(BLOG) Morning Brief- Thursday, Aug 30

1. Iranian Inflation

A 60% depreciation of the Iranian Rial vs the USD in the last year is filtering into higher inflation. The official rate is running at an annual rate of 18%, up from 10% at the start of the year. Food prices are climbing even faster. Food prices have risen over 8% in the last two months alone.

The people in Iran are protesting in the street over mismanagement of the economy and corruption in the government. When food prices soar, the protests get larger and louder. The black market value for the Rial is 109,000 Rial/USD vs the official rate of 42,000. Actual inflation is probably worse than what is reported.

Food Inflation in Iran

2. Commodity Roll Yields

The “roll return” for certain commodities has been huge in the last year.
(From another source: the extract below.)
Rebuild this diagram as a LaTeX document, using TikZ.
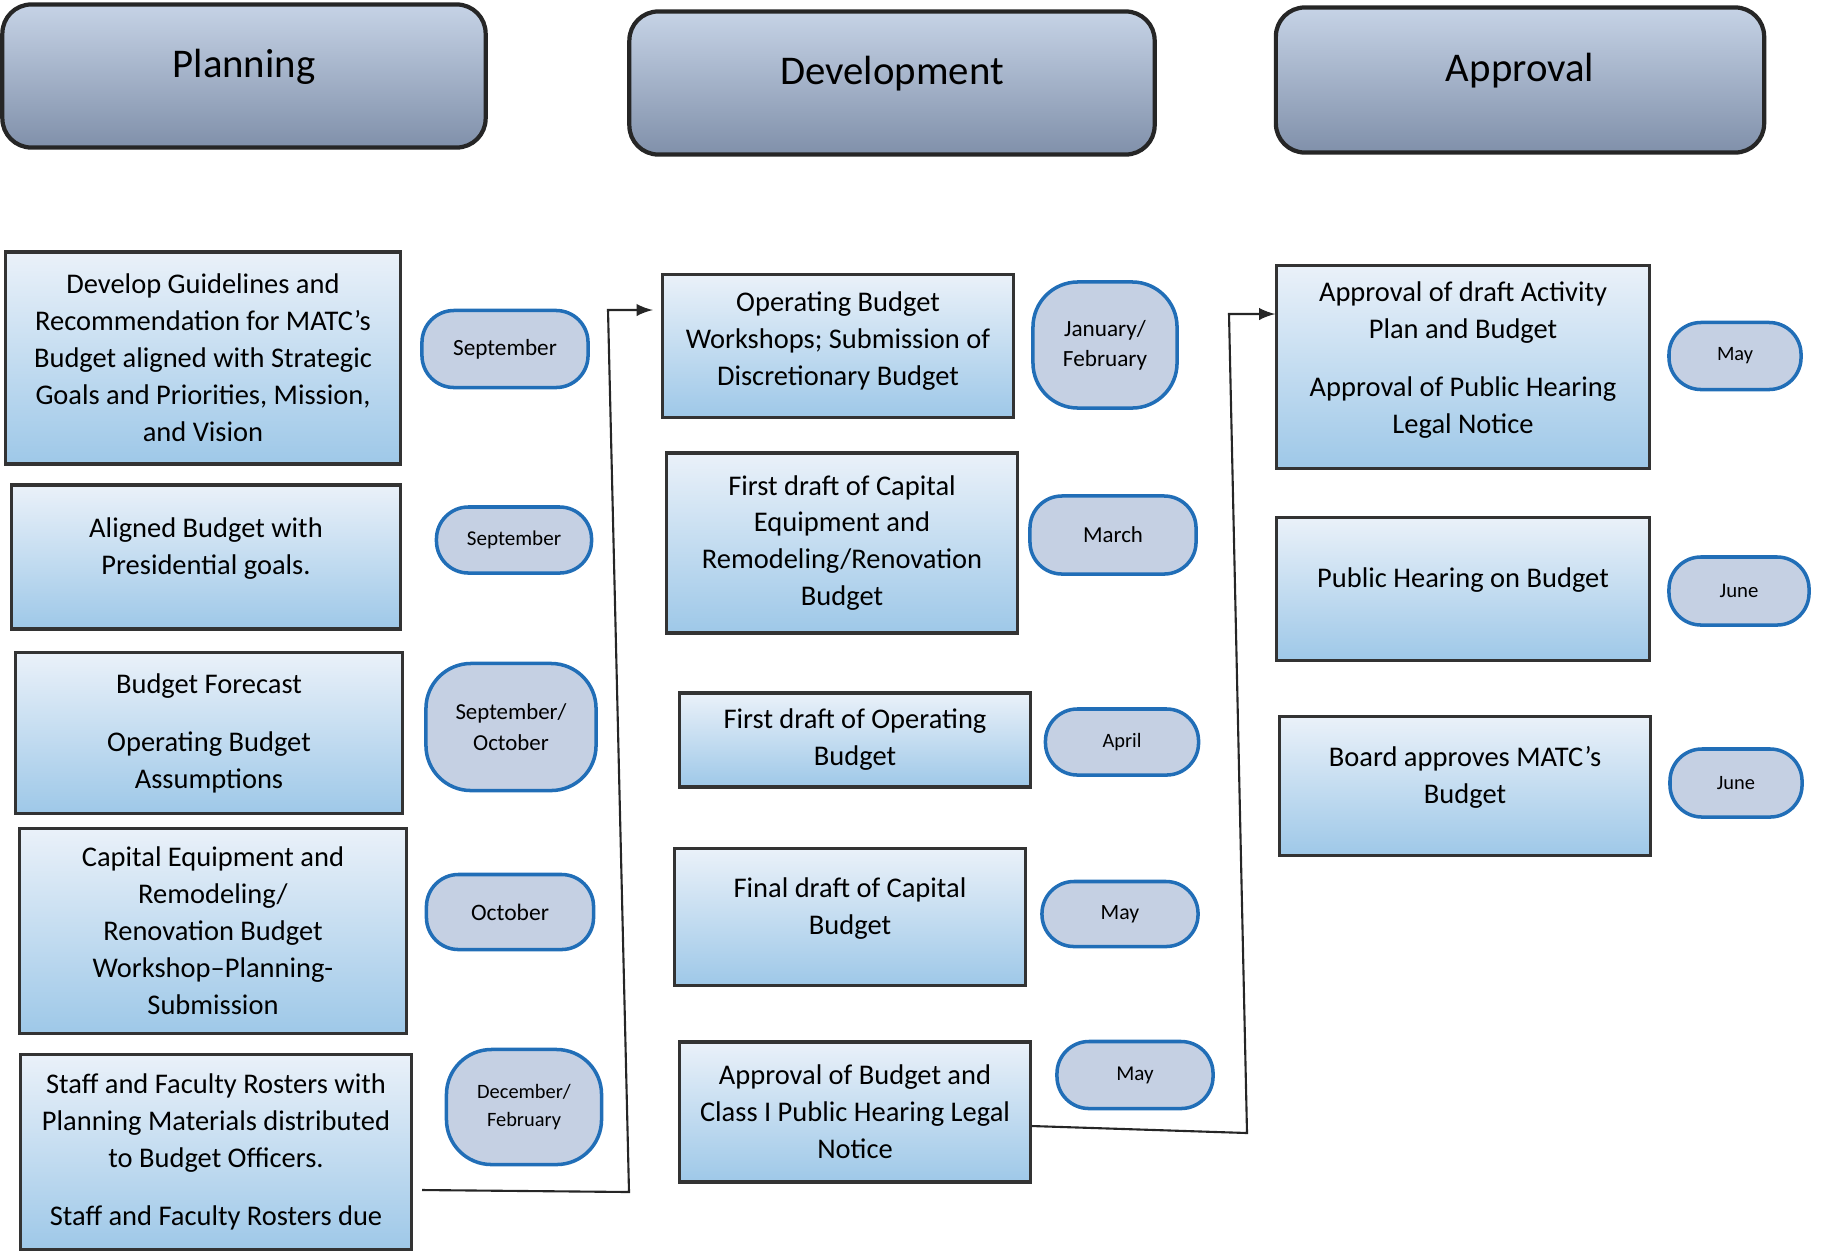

The roll return is the profit or loss realized by rolling futures contracts and is independent of underlying movements in the commodity itself. The slope of the futures curve drives returns.
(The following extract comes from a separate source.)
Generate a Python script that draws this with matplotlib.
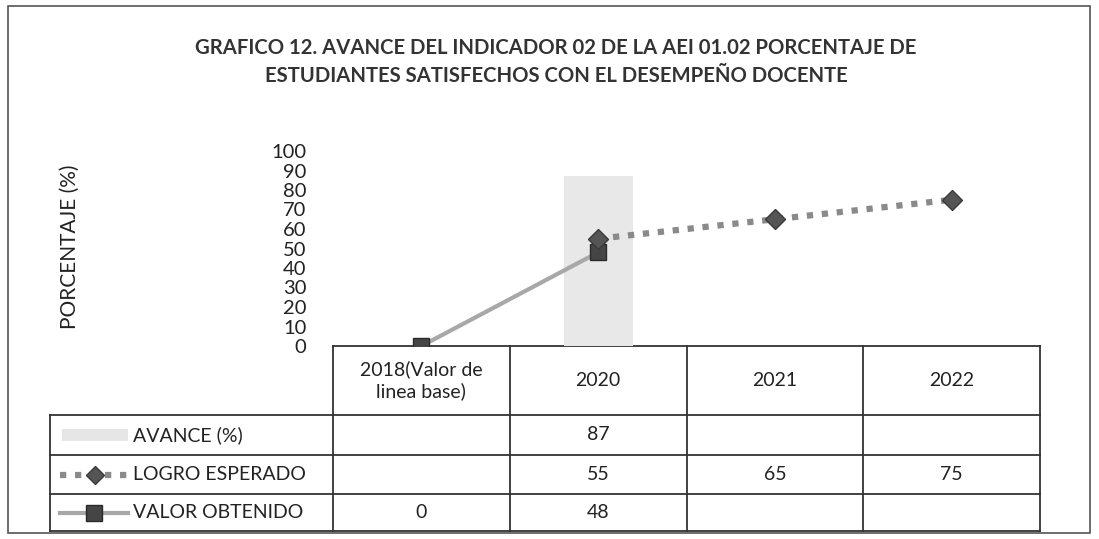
import matplotlib
matplotlib.use("Agg")
import matplotlib.pyplot as plt
from matplotlib.patches import Rectangle
import numpy as np

plt.rcParams['font.family'] = ['Lato', 'DejaVu Sans']

categories = ["2018(Valor de\nlinea base)", "2020", "2021", "2022"]
avance = [None, 87, None, None]
logro = [None, 55, 65, 75]
valor = [0, 48, None, None]
yticks = [0, 10, 20, 30, 40, 50, 60, 70, 80, 90, 100]
title = ("GRAFICO 12. AVANCE DEL INDICADOR 02 DE LA AEI 01.02 PORCENTAJE DE\n"
         "ESTUDIANTES SATISFECHOS CON EL DESEMPEÑO DOCENTE")
series_names = ["AVANCE (%)", "LOGRO ESPERADO", "VALOR OBTENIDO"]

W, H = 1099, 539
fig = plt.figure(figsize=(W / 100, H / 100), dpi=100)

ov = fig.add_axes([0, 0, 1, 1])
ov.set_xlim(0, W)
ov.set_ylim(0, H)
ov.axis("off")

def py(y):
    return H - y

x0, x1 = 333, 1040
y_top, y_bot = 151, 346
ax = fig.add_axes([x0 / W, py(y_bot) / H, (x1 - x0) / W, (y_bot - y_top) / H])
ax.set_xlim(-0.5, len(categories) - 0.5)
ax.set_ylim(0, 100)
ax.set_yticks(yticks)
ax.set_yticklabels([str(t) for t in yticks], fontsize=14.5, color="#222222")
ax.tick_params(axis="y", length=0, pad=19)
ax.set_xticks([])
for s in ax.spines.values():
    s.set_visible(False)
ax.patch.set_alpha(0)

xs = np.arange(len(categories))

bx = [x for x, v in zip(xs, avance) if v is not None]
bv = [v for v in avance if v is not None]
ax.bar(bx, bv, width=0.39, color="#e8e8e8", edgecolor="none", zorder=1)

vx = [x for x, v in zip(xs, valor) if v is not None]
vv = [v for v in valor if v is not None]
ax.plot(vx, vv, color="#a8a8a8", lw=3, zorder=2)
ax.plot(vx, vv, ls="none", marker="s", ms=12, mfc="#454545", mec="#2a2a2a", zorder=4)

lx = [x for x, v in zip(xs, logro) if v is not None]
lv = [v for v in logro if v is not None]
ax.plot(lx, lv, color="#8a8a8a", lw=4.5, dashes=(1.0, 1.4), zorder=3)
ax.plot(lx, lv, ls="none", marker="D", ms=10, mfc="#555555", mec="#3a3a3a", zorder=5)

fig.text(70 / W, py(247) / H, "PORCENTAJE (%)", rotation=90, ha="center", va="center",
         fontsize=15, color="#222222")

fig.text(556 / W, py(62) / H, title, ha="center", va="center", fontsize=14.6,
         fontweight="bold", color="#333333", linespacing=1.5)

ov.add_patch(Rectangle((8, py(533)), 1082, 527, fill=False, ec="#555555", lw=1.2))

fig.canvas.draw()
centers = [ax.transData.transform((x, 0))[0] for x in xs]
edges = [ax.transData.transform((x - 0.5, 0))[0] for x in xs] + [ax.transData.transform((xs[-1] + 0.5, 0))[0]]
row_y = [346, 415, 455, 494, 531]
left = 50
lc = "#333333"
lw = 1.3
ov.plot([edges[0], edges[-1]], [py(row_y[0])] * 2, color=lc, lw=lw)
for yy in row_y[1:]:
    ov.plot([left, edges[-1]], [py(yy)] * 2, color=lc, lw=lw)
for e in edges:
    ov.plot([e, e], [py(row_y[0]), py(row_y[-1])], color=lc, lw=lw)
ov.plot([left, left], [py(row_y[1]), py(row_y[-1])], color=lc, lw=lw)

fs = 14
tc = "#222222"
for c, lab in zip(centers, categories):
    ov.text(c, py((row_y[0] + row_y[1]) / 2), lab, ha="center", va="center",
            fontsize=fs, color=tc, linespacing=1.3)

rows = [avance, logro, valor]
for r, (name, vals) in enumerate(zip(series_names, rows)):
    ymid = py((row_y[r + 1] + row_y[r + 2]) / 2)
    ov.text(133, ymid, name, ha="left", va="center", fontsize=fs, color=tc)
    for c, v in zip(centers, vals):
        if v is not None:
            ov.text(c, ymid, str(v), ha="center", va="center", fontsize=fs, color=tc)

ymid = py((row_y[1] + row_y[2]) / 2)
ov.add_patch(Rectangle((62, ymid - 6), 66, 12, color="#e6e6e6", ec="none"))
ymid = py((row_y[2] + row_y[3]) / 2)
ov.plot([60, 130], [ymid, ymid], color="#8a8a8a", lw=4.5, dashes=(1.0, 1.4))
ov.plot([95], [ymid], marker="D", ms=9, mfc="#555555", mec="#3a3a3a", ls="none")
ymid = py((row_y[3] + row_y[4]) / 2)
ov.plot([60, 128], [ymid, ymid], color="#a8a8a8", lw=3)
ov.plot([94], [ymid], marker="s", ms=11, mfc="#454545", mec="#2a2a2a", ls="none")

fig.savefig("out.png", dpi=100)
The total return from directly investing in commodities via the futures market can vary enormously. What contract you buy and when you roll can have a massive impact on your return. The roll added almost 58% to the total return for a long futures position in Lumber.

Commodity Roll Yield

3. Short-Term Rates

The 1-year T-Bill rate hit 2.46% yesterday. The expectation for today’s release of the PCE Core rate is 2%. With real short-term rates approaching 50bp, it is hard to claim monetary policy is still “accommodative”.
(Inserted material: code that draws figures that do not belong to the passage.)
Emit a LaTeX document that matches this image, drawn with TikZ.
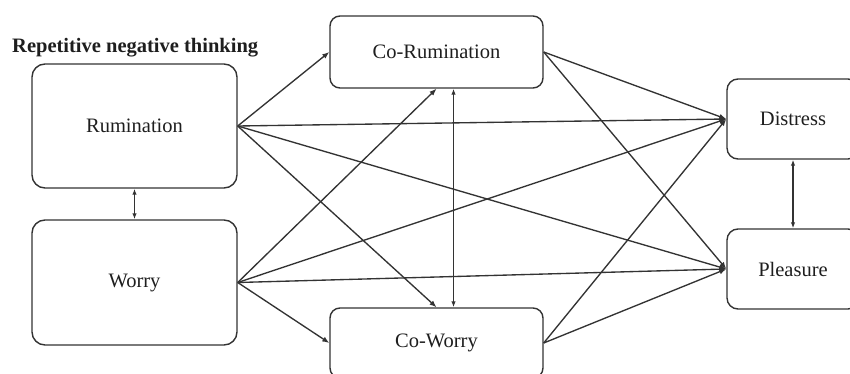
\documentclass[tikz,border=0pt]{standalone}
\usepackage{fontspec}
\setmainfont{Liberation Serif}
\usetikzlibrary{arrows.meta}
\definecolor{ink}{HTML}{333333}
\definecolor{txt}{HTML}{1E1E1E}
\begin{document}
\begin{tikzpicture}[x=1pt,y=-1pt,
  box/.style={draw=ink, line width=1.4pt, rounded corners=13pt, inner sep=0pt,
    text=txt, font=\fontsize{20.5}{24}\selectfont},
  path/.style={draw=ink, line width=1.35pt, -{Latex[length=7pt,width=5.5pt]}},
  both/.style={draw=ink, line width=1.35pt, {Latex[length=6pt,width=4.5pt]}-{Latex[length=6pt,width=4.5pt]}}]
\useasboundingbox (0,0) rectangle (850,374);
\clip (0,0) rectangle (850,374);

% title of the left-hand group
\node[anchor=west, text=txt, font=\fontsize{20.5}{24}\selectfont\bfseries, inner sep=0pt]
  (title) at (12,48) {Repetitive negative thinking};

% predictors
\node[box, minimum width=205pt, minimum height=124pt] (rum) at (134.5,126) {Rumination};
\node[box, minimum width=205pt, minimum height=125pt] (wor) at (134.5,282.5) {Worry};

% mediators
\node[box, rounded corners=10pt, minimum width=213pt, minimum height=72pt] (corum) at (436.5,52) {Co-Rumination};
\node[box, rounded corners=10pt, minimum width=213pt, minimum height=70pt] (cowor) at (436.5,343) {Co-Worry};

% outcomes
\node[box, rounded corners=11pt, minimum width=132pt, minimum height=80pt] (dis) at (793,119) {Distress};
\node[box, rounded corners=11pt, minimum width=132pt, minimum height=80pt] (ple) at (793,269) {Pleasure};

% directed paths
\draw[path] (rum.east) -- (corum.west);
\draw[path] (rum.east) -- (cowor.north);
\draw[path] (rum.east) -- (dis.west);
\draw[path] (rum.east) -- (ple.west);
\draw[path] (wor.east) -- (corum.south);
\draw[path] (wor.east) -- (cowor.west);
\draw[path] (wor.east) -- (dis.west);
\draw[path] (wor.east) -- (ple.west);
\draw[path] (corum.east) -- (dis.west);
\draw[path] (corum.east) -- (ple.west);
\draw[path] (cowor.east) -- (dis.west);
\draw[path] (cowor.east) -- (ple.west);

% covariances
\draw[both] (rum.south) -- (wor.north);
\draw[both] ([xshift=17pt]corum.south) -- ([xshift=17pt]cowor.north);
\draw[both] (dis.south) -- (ple.north);
\end{tikzpicture}
\end{document}
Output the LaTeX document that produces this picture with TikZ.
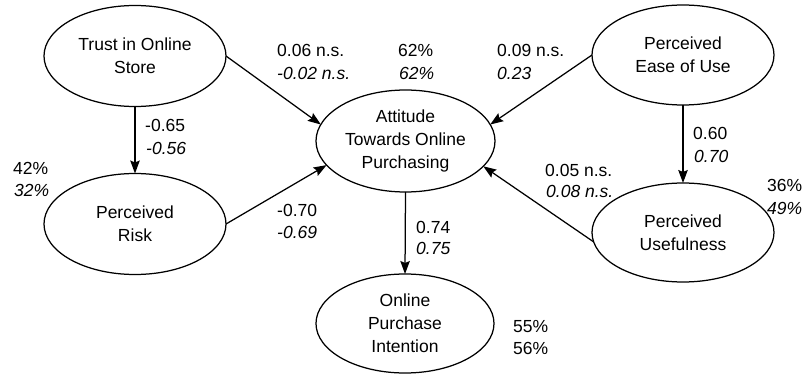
\documentclass[tikz,border=0pt]{standalone}
\usepackage{fontspec}
\setmainfont{Liberation Sans}
\usetikzlibrary{shapes.geometric,arrows.meta}
\begin{document}
\begin{tikzpicture}[x=1pt,y=-1pt,
  every node/.style={font=\fontsize{17.5}{23}\selectfont},
  latent/.style={draw,ellipse,line width=1.25pt,minimum width=182pt,minimum height=101pt,inner sep=0pt,outer sep=0pt,align=center},
  lbl/.style={anchor=base west,inner sep=0pt},
  ilbl/.style={anchor=base west,inner sep=0pt,font=\fontsize{17.5}{23}\selectfont\itshape},
  path/.style={line width=1.25pt,-{Stealth[length=13pt,width=9.5pt,inset=2pt]}}]
\useasboundingbox (0,0) rectangle (806,374);
\node[latent] (trust) at (135,56) {Trust in Online\\Store};
\node[latent] (risk) at (135,224) {Perceived\\Risk};
\node[latent,minimum width=179pt,minimum height=102pt] (att) at (405.5,141) {Attitude\\Towards Online\\Purchasing};
\node[latent,minimum height=100pt] (ease) at (683,55) {Perceived\\Ease of Use};
\node[latent,minimum height=99pt] (use) at (683,232.5) {Perceived\\Usefulness};
\node[latent,minimum width=178pt,minimum height=99pt] (int) at (405,323.5) {Online\\Purchase\\Intention};

\draw[path] (trust.south) -- (risk.north);
\draw[path] (trust.east) -- (att.169);
\draw[path] (risk.east) -- (att.197.5);
\draw[path] (ease.west) -- (att.11);
\draw[path] (use.186) -- (att.-18.3);
\draw[path] (ease.south) -- (use.north);
\draw[path] (att.south) -- (int.north);

\node[lbl] (l1a) at (277,56.3) {0.06 n.s.};
\node[ilbl] (l1b) at (277,79.3) {-0.02 n.s.};
\node[lbl] (l2a) at (398,56.3) {62\%};
\node[ilbl] (l2b) at (399,79.3) {62\%};
\node[lbl] (l3a) at (497,56.3) {0.09 n.s.};
\node[ilbl] (l3b) at (497,79.3) {0.23};
\node[lbl] (l4a) at (145,131.3) {-0.65};
\node[ilbl] (l4b) at (146,154.3) {-0.56};
\node[lbl] (l5a) at (13,174.3) {42\%};
\node[ilbl] (l5b) at (14,196.3) {32\%};
\node[lbl] (l6a) at (277,216.3) {-0.70};
\node[ilbl] (l6b) at (277,238.3) {-0.69};
\node[lbl] (l7a) at (693,139.3) {0.60};
\node[ilbl] (l7b) at (694,162.3) {0.70};
\node[lbl] (l8a) at (545,176.3) {0.05 n.s.};
\node[ilbl] (l8b) at (546,197.3) {0.08 n.s.};
\node[lbl] (l9a) at (767,191.3) {36\%};
\node[ilbl] (l9b) at (767,214.3) {49\%};
\node[lbl] (l10a) at (416,233.3) {0.74};
\node[ilbl] (l10b) at (416,254.3) {0.75};
\node[lbl] (l11a) at (513,332.3) {55\%};
\node[lbl] (l11b) at (513,354.3) {56\%};
\end{tikzpicture}
\end{document}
After almost a decade of suffering inflation-adjusted losses on cash, a real short-term yield of 50 bp gives investors an attractive alternative to riskier markets. Interestingly, the tighter policy is having a larger impact on international markets than domestic markets.

1Y T Bill Rate

4. EM USD vs Local CCY

The yield on local currency emerging market sovereign bonds, measured using the Bloomberg Barclays Index, is now 83 bp higher than the similar index that tracks USD bonds of the same issuers. The local currency bonds traded almost 50 bp tighter than the USD denominated issues as recently as the start of the year.

USD investors need to remember the total return in local currency bonds is determined by both changes in interest rates and fluctuations in the currency. With such large movements in EM currencies this year, investors have repriced the risk premium for non-USD EM bonds.